Collector Jean-Marc Bottazzi Argues for Depth Over Checklist Buying
In a new interview, Jean-Marc Bottazzi outlines a collector model built on sustained artist support, concentrated positions, and skepticism toward fair-floor hype.
Collector interviews often read like lifestyle profiles with little practical value. Jean-Marc Bottazzi's latest remarks are more useful than that because they present a coherent acquisition philosophy that can be tested against real market behavior. Speaking about a collection of roughly 1,000 works, Bottazzi makes a direct case for concentration, long-term artist support, and resistance to fair-driven urgency. In a market still saturated with fear-of-missing-out tactics, that position lands as both critique and strategy.
His framing is plain: collecting should not be a checklist exercise. The point is to build conviction around specific artists and stay with them over time. That approach appears in his sustained relationship with A-Yo and in his repeated emphasis on focus rather than breadth for its own sake. The model resembles portfolio concentration in finance, where deep knowledge in fewer positions can outperform shallow exposure across many names. In art terms, it produces collections with internal logic, not just cumulative value.
The interview's Hong Kong context is important.
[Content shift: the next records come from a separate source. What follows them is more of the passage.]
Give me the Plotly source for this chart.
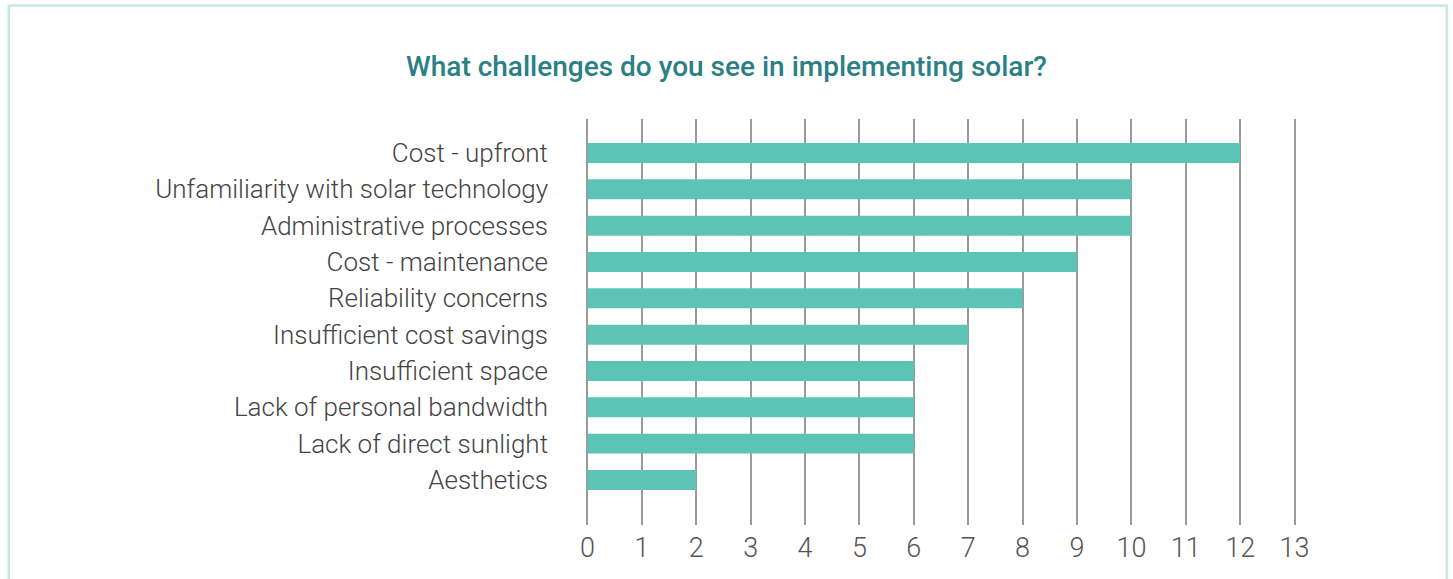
import plotly.graph_objects as go

categories = [
    "Cost - upfront",
    "Unfamiliarity with solar technology",
    "Administrative processes",
    "Cost - maintenance",
    "Reliability concerns",
    "Insufficient cost savings",
    "Insufficient space",
    "Lack of personal bandwidth",
    "Lack of direct sunlight",
    "Aesthetics",
]
values = [12, 10, 10, 9, 8, 7, 6, 6, 6, 2]
x_ticks = list(range(0, 14))
title_text = "What challenges do you see in implementing solar?"

W, H = 1453, 579
L, R, T, B = 581.5, 152.6, 119, 54
pw, ph = W - L - R, H - T - B

fig = go.Figure(go.Bar(
    x=values, y=categories, orientation="h",
    marker=dict(color="#5bc4b4", line=dict(width=0)),
    width=0.55,
))

def px(xp):
    return (xp - L) / pw

def py(yp):
    return 1 - (yp - T) / ph

fig.add_shape(type="rect", xref="paper", yref="paper",
              x0=px(7.5), x1=px(1447.5), y0=py(590), y1=py(5.5),
              line=dict(color="#c6e9e4", width=2.5), layer="below")

fig.update_layout(
    width=W, height=H,
    margin=dict(l=L, r=R, t=T, b=B, pad=0),
    paper_bgcolor="white", plot_bgcolor="white",
    showlegend=False,
    font=dict(family="Roboto", color="#444444", size=26, weight=300),
    title=dict(text=title_text, x=0.5, xref="container", xanchor="center",
               y=1 - 66 / H, yref="container", yanchor="middle",
               font=dict(family="Roboto", size=28, color="#2a8084", weight=500)),
    bargap=0.45,
)
fig.update_xaxes(range=[-0.1, 13.1], tickvals=x_ticks, ticktext=[str(v) for v in x_ticks],
                 showgrid=True, gridcolor="#9a9a9e", gridwidth=2, zeroline=False,
                 showline=False, ticks="", ticklabelstandoff=4,
                 tickfont=dict(size=27, color="#555555"),
                 fixedrange=True)
fig.update_yaxes(categoryorder="array", categoryarray=categories,
                 range=[10.24, -0.936], showgrid=False, zeroline=False, showline=False,
                 ticks="", ticklabelstandoff=33, tickfont=dict(size=26, color="#444444"),
                 fixedrange=True)

fig.write_html("out.html", config={"displayModeBar": False},
               post_script="document.body.style.margin='0px';document.body.style.overflow='hidden';")
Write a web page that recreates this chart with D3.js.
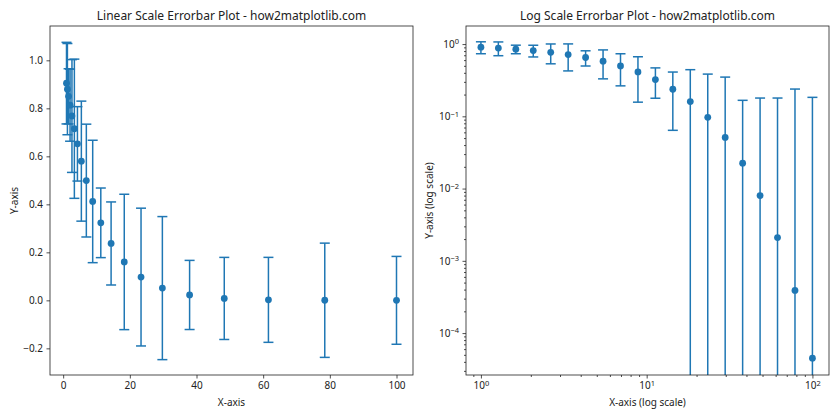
<!DOCTYPE html>
<html>
<head>
<meta charset="utf-8">
<script src="https://cdn.jsdelivr.net/npm/d3@7"></script>
<style>
  body { margin: 0; background: #fff; }
  text { font-family: "Noto Sans", "DejaVu Sans", sans-serif; fill: #222; }
</style>
</head>
<body>
<svg id="chart" width="840" height="420"></svg>
<script>
// ─── data ──────────────────────────────────────────────────────────────────
const xVals = [1, 1.274, 1.624, 2.069, 2.637, 3.360, 4.281, 5.456, 6.952, 8.859,
               11.29, 14.38, 18.33, 23.36, 29.76, 37.93, 48.33, 61.58, 78.48, 100];
const yVals = [0.905, 0.880, 0.850, 0.813, 0.768, 0.715, 0.652, 0.580, 0.499, 0.412,
               0.323, 0.237, 0.160, 0.097, 0.051, 0.0225, 0.0080, 0.0021, 0.00039, 0.000045];
const yErr  = [0.170, 0.190, 0.115, 0.150, 0.235, 0.290, 0.155, 0.250, 0.235, 0.255,
               0.145, 0.173, 0.282, 0.287, 0.298, 0.144, 0.171, 0.177, 0.238, 0.183];

const linYTicks = [-0.2, 0, 0.2, 0.4, 0.6, 0.8, 1.0];
const linXTicks = [0, 20, 40, 60, 80, 100];
const logXTicks = [0, 1, 2];          // exponents
const logYTicks = [-4, -3, -2, -1, 0]; // exponents

const data = xVals.map((x, i) => ({ x, y: yVals[i], e: yErr[i] }));

const blue = "#1f77b4";
const svg = d3.select("#chart");
const plotTop = 26, plotBottom = 375;
const panels = [
  { left: 50,  right: 413, log: false,
    title: "Linear Scale Errorbar Plot - how2matplotlib.com",
    xlab: "X-axis", ylab: "Y-axis", ylabX: 14 },
  { left: 466, right: 829, log: true,
    title: "Log Scale Errorbar Plot - how2matplotlib.com",
    xlab: "X-axis (log scale)", ylab: "Y-axis (log scale)", ylabX: 429 }
];

const minus = s => String(s).replace("-", "\u2212");

function supLabel(sel, exp) {
  sel.text(null);
  sel.append("tspan").text("10");
  sel.append("tspan").attr("dy", "-0.45em").attr("font-size", "7.5px").text(minus(exp));
}

panels.forEach((p, pi) => {
  const g = svg.append("g");
  let x, y;
  if (!p.log) {
    x = d3.scaleLinear().domain([-3.95, 104.95]).range([p.left, p.right]);
    y = d3.scaleLinear().domain([-0.311, 1.143]).range([plotBottom, plotTop]);
  } else {
    x = d3.scaleLog().domain([Math.pow(10, -0.09), Math.pow(10, 2.1)]).range([p.left, p.right]);
    y = d3.scaleLog().domain([Math.pow(10, -4.58), Math.pow(10, 0.25)]).range([plotBottom, plotTop]);
  }

  // clip
  const clipId = "clip" + pi;
  svg.append("defs").append("clipPath").attr("id", clipId)
    .append("rect").attr("x", p.left).attr("y", plotTop)
    .attr("width", p.right - p.left).attr("height", plotBottom - plotTop);

  const plot = g.append("g").attr("clip-path", `url(#${clipId})`);
  const yLow = d => {
    const v = d.y - d.e;
    return (p.log && v <= 0) ? plotBottom + 5 : y(v);
  };

  // error bars
  plot.selectAll(".eb").data(data).join("line")
    .attr("x1", d => x(d.x)).attr("x2", d => x(d.x))
    .attr("y1", d => y(d.y + d.e)).attr("y2", yLow)
    .attr("stroke", blue).attr("stroke-width", 1.5);
  // caps
  plot.selectAll(".capT").data(data).join("line")
    .attr("x1", d => x(d.x) - 5).attr("x2", d => x(d.x) + 5)
    .attr("y1", d => y(d.y + d.e)).attr("y2", d => y(d.y + d.e))
    .attr("stroke", blue).attr("stroke-width", 1.5);
  plot.selectAll(".capB").data(data.filter(d => !p.log || d.y - d.e > 0)).join("line")
    .attr("x1", d => x(d.x) - 5).attr("x2", d => x(d.x) + 5)
    .attr("y1", yLow).attr("y2", yLow)
    .attr("stroke", blue).attr("stroke-width", 1.5);
  // markers
  plot.selectAll("circle").data(data).join("circle")
    .attr("cx", d => x(d.x)).attr("cy", d => y(d.y))
    .attr("r", 3.4).attr("fill", blue);

  // axes
  const xAxisG = g.append("g").attr("transform", `translate(0,${plotBottom})`);
  const yAxisG = g.append("g").attr("transform", `translate(${p.left},0)`);
  if (!p.log) {
    xAxisG.call(d3.axisBottom(x).tickValues(linXTicks).tickSize(3.5).tickPadding(3.5)
      .tickFormat(d3.format("d")));
    yAxisG.call(d3.axisLeft(y).tickValues(linYTicks).tickSize(3.5).tickPadding(3.5)
      .tickFormat(d => minus(d3.format(".1f")(d))));
  } else {
    const minorX = [];
    for (let e = -1; e <= 2; e++) for (let m = 2; m <= 9; m++) minorX.push(m * Math.pow(10, e));
    const minorY = [];
    for (let e = -5; e <= 0; e++) for (let m = 2; m <= 9; m++) minorY.push(m * Math.pow(10, e));
    const [x0, x1] = x.domain(), [y0, y1] = y.domain();
    xAxisG.append("g").call(d3.axisBottom(x).tickValues(minorX.filter(v => v >= x0 && v <= x1))
      .tickSize(2).tickFormat(""));
    yAxisG.append("g").call(d3.axisLeft(y).tickValues(minorY.filter(v => v >= y0 && v <= y1))
      .tickSize(2).tickFormat(""));
    xAxisG.append("g").call(d3.axisBottom(x).tickValues(logXTicks.map(e => Math.pow(10, e)))
      .tickSize(3.5).tickPadding(3.5).tickFormat(""))
      .selectAll(".tick").each(function(d) {
        const t = d3.select(this).select("text");
        supLabel(t, Math.round(Math.log10(d)));
      });
    yAxisG.append("g").call(d3.axisLeft(y).tickValues(logYTicks.map(e => Math.pow(10, e)))
      .tickSize(3.5).tickPadding(3.5).tickFormat(""))
      .selectAll(".tick").each(function(d) {
        const t = d3.select(this).select("text");
        supLabel(t, Math.round(Math.log10(d)));
      });
  }
  g.selectAll(".tick text").attr("font-size", "10px").attr("fill", "#222");
  g.selectAll(".tick line").attr("stroke", "#222").attr("stroke-width", 0.8);
  g.selectAll(".domain").remove();

  // frame
  g.append("rect").attr("x", p.left).attr("y", plotTop)
    .attr("width", p.right - p.left).attr("height", plotBottom - plotTop)
    .attr("fill", "none").attr("stroke", "#222").attr("stroke-width", 0.8);

  // title & labels
  g.append("text").attr("x", (p.left + p.right) / 2).attr("y", 20)
    .attr("text-anchor", "middle").attr("font-size", "12px").text(p.title);
  g.append("text").attr("x", (p.left + p.right) / 2).attr("y", 406)
    .attr("text-anchor", "middle").attr("font-size", "10px").text(p.xlab);
  g.append("text").attr("transform", `translate(${p.ylabX},${(plotTop + plotBottom) / 2}) rotate(-90)`)
    .attr("text-anchor", "middle").attr("dy", "0.35em").attr("font-size", "10px").text(p.ylab);
});
</script>
</body>
</html>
Bottazzi describes M+ as the city's key institutional development and references his own involvement around the museum's visual art ecosystem. For collectors in Asia, that institutional gravity matters because museum programming can shape artist visibility, scholarship, and eventual secondary-market confidence. When private collectors align with institutions through loans, donations, or long-term advocacy, they influence not only pricing attention but also historical framing.
His comments on art fairs are similarly pointed. He dismisses first-day status theater and argues that if a collector is truly following a gallery, decisions should not depend on opening-hour spectacle. That is a useful corrective in a cycle where access narratives can crowd out due diligence. Fair floors reward speed, but speed without prior research mostly transfers advantage to the better-prepared seller. A disciplined buyer uses fairs to verify quality, condition, and comparative placement, not to improvise identity through purchases.
For younger collectors, the practical takeaway is clear. Start with a thesis, not a shopping list. Build around artists or movements you can study in depth. Track institutional exhibitions, publication history, and gallery consistency before increasing spend. Use museum resources and public programming, including platforms like M+ exhibitions, to sharpen judgment rather than outsourcing taste to market momentum.
Collectors testing this approach can cross-check market and curatorial signals through dedicated works-on-paper ecosystems such as the International Fine Prints and Drawings Association, where dealer specialization and publication culture make medium-specific due diligence easier.
There is also a governance lesson for advisors and family offices. Collections that grow too quickly across incompatible segments can become hard to steward, hard to place, and hard to narrate. Concentrated collecting can carry concentration risk, but it usually improves documentation quality, curatorial coherence, and lending potential if executed with discipline. In institutional terms, it yields collections that are easier for museums to engage because the underlying story is legible.
Bottazzi's position will not suit every buyer. Some collectors are intentionally encyclopedic and can sustain that model with serious research infrastructure. Still, his central argument holds up: conviction beats accumulation. In a period where market noise is constant and velocity is praised as sophistication, a slower, deeper method may be the more durable path to both cultural impact and long-horizon value.
For this season's buying cycle, the benchmark is simple. Before adding another work, ask whether it advances a thesis, strengthens an existing artist position, or improves the collection's historical clarity. If the answer is no, the strongest move may be to wait.